■ WHAT THE EXERCISE ASKS ■
Everything from the first line of the records below through the line containing "y_ticks = [[0, 2, 4], [0, 0.5, 1], [0, 2, 4]]" is to be retyped exactly; leave out the rest.

■ Charts and diagrams as code ■

○ ○ ○ ○

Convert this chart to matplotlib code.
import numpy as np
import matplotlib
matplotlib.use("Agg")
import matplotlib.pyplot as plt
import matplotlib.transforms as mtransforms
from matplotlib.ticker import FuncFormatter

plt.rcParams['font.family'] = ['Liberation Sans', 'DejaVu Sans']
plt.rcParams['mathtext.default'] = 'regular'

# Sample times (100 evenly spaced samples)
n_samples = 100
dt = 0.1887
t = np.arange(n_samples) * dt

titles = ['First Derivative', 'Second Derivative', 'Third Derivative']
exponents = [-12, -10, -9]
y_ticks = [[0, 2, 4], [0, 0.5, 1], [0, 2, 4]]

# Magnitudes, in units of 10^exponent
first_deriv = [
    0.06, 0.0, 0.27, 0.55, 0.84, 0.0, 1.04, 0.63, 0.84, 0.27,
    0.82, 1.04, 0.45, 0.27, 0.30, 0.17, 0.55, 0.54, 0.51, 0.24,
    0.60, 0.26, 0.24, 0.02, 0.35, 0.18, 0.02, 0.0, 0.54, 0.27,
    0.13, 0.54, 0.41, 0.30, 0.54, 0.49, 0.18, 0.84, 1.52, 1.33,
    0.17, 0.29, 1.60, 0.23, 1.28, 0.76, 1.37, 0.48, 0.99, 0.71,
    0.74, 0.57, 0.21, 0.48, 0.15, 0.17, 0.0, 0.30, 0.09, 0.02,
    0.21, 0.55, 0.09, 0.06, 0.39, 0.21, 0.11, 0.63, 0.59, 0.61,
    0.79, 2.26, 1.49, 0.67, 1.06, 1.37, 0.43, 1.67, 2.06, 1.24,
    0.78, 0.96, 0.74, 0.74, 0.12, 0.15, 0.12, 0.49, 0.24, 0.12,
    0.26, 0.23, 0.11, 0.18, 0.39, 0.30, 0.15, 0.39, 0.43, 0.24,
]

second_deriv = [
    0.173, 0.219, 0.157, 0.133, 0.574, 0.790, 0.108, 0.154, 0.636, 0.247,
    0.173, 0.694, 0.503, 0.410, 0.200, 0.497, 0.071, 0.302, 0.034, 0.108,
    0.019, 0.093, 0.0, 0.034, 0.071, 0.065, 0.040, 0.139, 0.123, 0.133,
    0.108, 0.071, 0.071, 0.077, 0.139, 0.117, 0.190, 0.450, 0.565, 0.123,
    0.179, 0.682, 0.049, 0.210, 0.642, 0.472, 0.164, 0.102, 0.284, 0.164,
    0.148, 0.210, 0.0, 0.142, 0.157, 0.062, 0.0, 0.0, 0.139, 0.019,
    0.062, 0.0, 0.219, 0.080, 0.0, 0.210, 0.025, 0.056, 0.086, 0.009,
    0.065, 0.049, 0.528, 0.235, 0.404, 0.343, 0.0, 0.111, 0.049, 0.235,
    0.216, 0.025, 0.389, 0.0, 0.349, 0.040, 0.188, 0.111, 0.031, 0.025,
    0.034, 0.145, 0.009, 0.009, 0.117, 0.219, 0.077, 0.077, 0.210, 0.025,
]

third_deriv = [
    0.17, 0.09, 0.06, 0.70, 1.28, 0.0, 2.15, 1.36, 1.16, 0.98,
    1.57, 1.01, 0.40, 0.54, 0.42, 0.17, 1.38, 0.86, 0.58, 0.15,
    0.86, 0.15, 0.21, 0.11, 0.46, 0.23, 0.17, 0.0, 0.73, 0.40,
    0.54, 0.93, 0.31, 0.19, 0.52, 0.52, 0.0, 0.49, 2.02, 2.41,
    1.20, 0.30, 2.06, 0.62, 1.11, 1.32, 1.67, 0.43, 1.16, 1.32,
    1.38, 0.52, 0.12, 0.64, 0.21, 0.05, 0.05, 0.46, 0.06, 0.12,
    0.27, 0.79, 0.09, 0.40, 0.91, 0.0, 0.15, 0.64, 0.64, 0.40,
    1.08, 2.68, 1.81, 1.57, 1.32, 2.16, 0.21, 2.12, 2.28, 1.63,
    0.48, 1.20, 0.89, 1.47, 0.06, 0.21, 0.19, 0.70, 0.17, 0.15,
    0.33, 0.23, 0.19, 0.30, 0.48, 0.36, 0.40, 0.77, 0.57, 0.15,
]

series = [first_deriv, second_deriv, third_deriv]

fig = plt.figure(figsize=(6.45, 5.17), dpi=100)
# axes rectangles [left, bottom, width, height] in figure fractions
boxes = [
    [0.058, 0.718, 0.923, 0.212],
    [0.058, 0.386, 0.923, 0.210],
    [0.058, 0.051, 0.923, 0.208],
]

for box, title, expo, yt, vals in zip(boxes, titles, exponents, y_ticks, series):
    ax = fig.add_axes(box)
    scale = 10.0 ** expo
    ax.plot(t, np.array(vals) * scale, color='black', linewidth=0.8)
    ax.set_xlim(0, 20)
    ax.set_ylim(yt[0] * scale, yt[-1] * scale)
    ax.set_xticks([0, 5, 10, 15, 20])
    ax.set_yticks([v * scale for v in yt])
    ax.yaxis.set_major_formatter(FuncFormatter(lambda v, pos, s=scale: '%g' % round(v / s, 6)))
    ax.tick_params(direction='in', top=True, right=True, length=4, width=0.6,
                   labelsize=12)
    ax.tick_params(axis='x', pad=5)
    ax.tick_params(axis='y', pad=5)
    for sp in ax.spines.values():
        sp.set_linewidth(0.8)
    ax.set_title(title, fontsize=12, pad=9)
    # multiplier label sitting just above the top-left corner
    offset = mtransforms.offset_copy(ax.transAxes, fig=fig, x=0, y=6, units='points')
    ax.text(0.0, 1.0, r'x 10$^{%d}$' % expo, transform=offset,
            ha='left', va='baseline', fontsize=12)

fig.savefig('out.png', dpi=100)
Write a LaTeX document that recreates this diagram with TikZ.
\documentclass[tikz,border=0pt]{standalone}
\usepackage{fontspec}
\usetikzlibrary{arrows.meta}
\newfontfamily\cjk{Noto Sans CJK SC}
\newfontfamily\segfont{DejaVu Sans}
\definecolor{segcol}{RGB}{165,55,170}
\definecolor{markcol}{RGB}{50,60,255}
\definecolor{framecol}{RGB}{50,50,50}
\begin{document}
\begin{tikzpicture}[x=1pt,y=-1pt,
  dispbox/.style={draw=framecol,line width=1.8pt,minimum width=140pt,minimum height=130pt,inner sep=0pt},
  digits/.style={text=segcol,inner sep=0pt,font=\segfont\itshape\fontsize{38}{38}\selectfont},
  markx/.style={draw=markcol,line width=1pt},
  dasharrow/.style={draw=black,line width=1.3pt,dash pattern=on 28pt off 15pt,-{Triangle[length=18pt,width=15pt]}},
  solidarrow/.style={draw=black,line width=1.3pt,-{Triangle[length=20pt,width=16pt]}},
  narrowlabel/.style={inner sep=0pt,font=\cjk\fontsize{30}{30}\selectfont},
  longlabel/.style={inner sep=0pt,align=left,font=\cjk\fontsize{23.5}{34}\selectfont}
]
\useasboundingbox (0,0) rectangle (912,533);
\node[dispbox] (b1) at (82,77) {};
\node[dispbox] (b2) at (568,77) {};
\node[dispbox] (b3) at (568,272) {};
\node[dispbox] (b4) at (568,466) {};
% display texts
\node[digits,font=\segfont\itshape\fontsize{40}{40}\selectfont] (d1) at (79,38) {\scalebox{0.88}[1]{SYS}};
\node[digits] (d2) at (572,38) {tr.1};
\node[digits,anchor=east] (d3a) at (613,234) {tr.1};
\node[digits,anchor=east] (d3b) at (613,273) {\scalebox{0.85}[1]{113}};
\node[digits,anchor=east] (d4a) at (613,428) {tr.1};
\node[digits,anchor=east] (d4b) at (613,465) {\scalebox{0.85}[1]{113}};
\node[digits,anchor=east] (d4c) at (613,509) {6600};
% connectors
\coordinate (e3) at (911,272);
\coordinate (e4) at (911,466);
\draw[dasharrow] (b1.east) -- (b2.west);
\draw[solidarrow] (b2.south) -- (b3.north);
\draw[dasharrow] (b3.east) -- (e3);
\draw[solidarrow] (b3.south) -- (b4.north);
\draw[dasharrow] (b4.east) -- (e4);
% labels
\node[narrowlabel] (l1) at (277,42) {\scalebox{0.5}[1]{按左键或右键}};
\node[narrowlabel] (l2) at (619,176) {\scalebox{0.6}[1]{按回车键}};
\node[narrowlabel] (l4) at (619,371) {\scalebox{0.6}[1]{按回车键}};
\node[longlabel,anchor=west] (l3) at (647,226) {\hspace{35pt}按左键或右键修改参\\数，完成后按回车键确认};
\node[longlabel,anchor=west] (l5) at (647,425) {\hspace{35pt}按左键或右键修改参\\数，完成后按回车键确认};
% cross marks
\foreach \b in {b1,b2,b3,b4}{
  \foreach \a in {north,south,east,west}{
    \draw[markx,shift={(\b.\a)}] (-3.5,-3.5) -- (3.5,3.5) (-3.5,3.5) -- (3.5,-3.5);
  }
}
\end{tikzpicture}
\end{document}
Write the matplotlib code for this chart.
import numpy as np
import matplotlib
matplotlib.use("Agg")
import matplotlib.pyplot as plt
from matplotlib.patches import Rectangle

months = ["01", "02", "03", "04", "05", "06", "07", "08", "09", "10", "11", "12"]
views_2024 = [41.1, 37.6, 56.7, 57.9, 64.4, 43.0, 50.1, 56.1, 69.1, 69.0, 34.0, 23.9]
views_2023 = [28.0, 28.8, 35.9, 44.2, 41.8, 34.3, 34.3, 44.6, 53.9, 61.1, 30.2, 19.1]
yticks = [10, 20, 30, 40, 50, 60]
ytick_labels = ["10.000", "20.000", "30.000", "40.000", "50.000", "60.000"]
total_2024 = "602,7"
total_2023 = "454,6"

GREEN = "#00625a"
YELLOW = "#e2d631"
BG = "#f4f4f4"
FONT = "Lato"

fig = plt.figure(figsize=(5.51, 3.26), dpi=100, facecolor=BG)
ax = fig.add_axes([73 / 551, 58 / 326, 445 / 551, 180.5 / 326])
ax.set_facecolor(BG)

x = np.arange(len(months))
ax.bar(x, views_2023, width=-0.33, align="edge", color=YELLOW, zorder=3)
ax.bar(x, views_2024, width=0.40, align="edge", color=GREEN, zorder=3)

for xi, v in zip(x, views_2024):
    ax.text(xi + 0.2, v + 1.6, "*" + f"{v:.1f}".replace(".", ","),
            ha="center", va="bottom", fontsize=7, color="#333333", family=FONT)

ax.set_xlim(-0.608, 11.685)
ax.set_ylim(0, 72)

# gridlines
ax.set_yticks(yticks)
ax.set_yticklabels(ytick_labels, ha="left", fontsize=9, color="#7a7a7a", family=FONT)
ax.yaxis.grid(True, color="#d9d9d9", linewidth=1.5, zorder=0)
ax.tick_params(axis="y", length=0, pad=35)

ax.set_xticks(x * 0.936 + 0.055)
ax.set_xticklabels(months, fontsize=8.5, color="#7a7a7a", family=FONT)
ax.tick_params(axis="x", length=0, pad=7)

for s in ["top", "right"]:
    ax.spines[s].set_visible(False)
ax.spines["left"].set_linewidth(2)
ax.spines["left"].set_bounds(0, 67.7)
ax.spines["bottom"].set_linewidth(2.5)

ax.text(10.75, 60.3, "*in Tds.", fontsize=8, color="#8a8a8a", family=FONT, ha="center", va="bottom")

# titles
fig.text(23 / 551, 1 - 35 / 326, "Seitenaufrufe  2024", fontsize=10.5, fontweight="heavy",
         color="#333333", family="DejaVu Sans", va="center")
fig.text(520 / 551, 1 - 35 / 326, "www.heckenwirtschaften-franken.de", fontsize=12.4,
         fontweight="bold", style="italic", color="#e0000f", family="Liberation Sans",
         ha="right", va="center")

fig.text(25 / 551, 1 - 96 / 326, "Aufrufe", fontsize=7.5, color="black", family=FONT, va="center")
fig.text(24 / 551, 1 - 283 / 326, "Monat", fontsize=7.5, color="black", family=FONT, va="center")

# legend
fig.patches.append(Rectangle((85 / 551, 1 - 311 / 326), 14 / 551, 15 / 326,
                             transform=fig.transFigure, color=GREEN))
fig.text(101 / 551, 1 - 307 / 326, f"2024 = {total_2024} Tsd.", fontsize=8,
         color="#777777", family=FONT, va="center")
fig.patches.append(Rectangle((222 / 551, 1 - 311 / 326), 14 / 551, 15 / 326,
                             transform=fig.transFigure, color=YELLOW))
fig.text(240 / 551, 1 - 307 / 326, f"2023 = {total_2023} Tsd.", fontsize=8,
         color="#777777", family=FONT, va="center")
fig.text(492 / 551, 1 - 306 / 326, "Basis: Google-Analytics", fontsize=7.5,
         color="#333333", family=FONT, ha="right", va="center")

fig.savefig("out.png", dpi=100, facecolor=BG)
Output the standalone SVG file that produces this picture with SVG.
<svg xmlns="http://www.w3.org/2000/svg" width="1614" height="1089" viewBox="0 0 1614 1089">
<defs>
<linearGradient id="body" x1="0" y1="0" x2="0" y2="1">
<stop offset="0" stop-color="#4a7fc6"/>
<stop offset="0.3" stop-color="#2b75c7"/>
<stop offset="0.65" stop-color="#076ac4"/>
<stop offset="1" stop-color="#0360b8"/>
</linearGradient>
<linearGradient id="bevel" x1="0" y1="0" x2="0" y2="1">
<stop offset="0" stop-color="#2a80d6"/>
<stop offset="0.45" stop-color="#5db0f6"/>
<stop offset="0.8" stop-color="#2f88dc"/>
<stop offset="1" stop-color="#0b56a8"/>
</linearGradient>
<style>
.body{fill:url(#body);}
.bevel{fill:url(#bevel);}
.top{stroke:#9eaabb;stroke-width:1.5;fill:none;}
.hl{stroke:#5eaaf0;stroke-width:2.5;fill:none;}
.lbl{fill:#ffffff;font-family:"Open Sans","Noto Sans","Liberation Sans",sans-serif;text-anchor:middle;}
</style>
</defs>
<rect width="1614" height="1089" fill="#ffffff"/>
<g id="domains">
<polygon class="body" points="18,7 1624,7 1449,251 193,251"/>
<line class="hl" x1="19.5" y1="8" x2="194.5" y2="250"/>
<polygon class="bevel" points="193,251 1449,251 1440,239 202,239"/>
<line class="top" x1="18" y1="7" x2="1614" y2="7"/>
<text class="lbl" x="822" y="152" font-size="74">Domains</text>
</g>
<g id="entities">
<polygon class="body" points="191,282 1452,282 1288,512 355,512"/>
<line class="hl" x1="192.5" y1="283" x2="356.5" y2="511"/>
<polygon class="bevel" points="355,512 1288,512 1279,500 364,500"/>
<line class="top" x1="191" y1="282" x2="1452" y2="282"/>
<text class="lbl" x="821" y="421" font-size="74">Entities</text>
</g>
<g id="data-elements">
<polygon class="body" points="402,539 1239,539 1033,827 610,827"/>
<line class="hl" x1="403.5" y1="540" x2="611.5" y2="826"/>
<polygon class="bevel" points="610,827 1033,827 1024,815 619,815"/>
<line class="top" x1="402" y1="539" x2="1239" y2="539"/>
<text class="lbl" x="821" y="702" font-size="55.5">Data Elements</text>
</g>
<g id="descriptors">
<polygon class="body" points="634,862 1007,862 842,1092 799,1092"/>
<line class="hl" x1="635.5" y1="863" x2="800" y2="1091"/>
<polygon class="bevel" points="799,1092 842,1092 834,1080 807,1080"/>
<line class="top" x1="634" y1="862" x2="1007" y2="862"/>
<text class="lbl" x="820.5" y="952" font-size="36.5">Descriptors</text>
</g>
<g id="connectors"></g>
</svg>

○ ○ ○ ○

■ THE ANSWER ■
Convert this chart to matplotlib code.
import numpy as np
import matplotlib
matplotlib.use("Agg")
import matplotlib.pyplot as plt
import matplotlib.transforms as mtransforms
from matplotlib.ticker import FuncFormatter

plt.rcParams['font.family'] = ['Liberation Sans', 'DejaVu Sans']
plt.rcParams['mathtext.default'] = 'regular'

# Sample times (100 evenly spaced samples)
n_samples = 100
dt = 0.1887
t = np.arange(n_samples) * dt

titles = ['First Derivative', 'Second Derivative', 'Third Derivative']
exponents = [-12, -10, -9]
y_ticks = [[0, 2, 4], [0, 0.5, 1], [0, 2, 4]]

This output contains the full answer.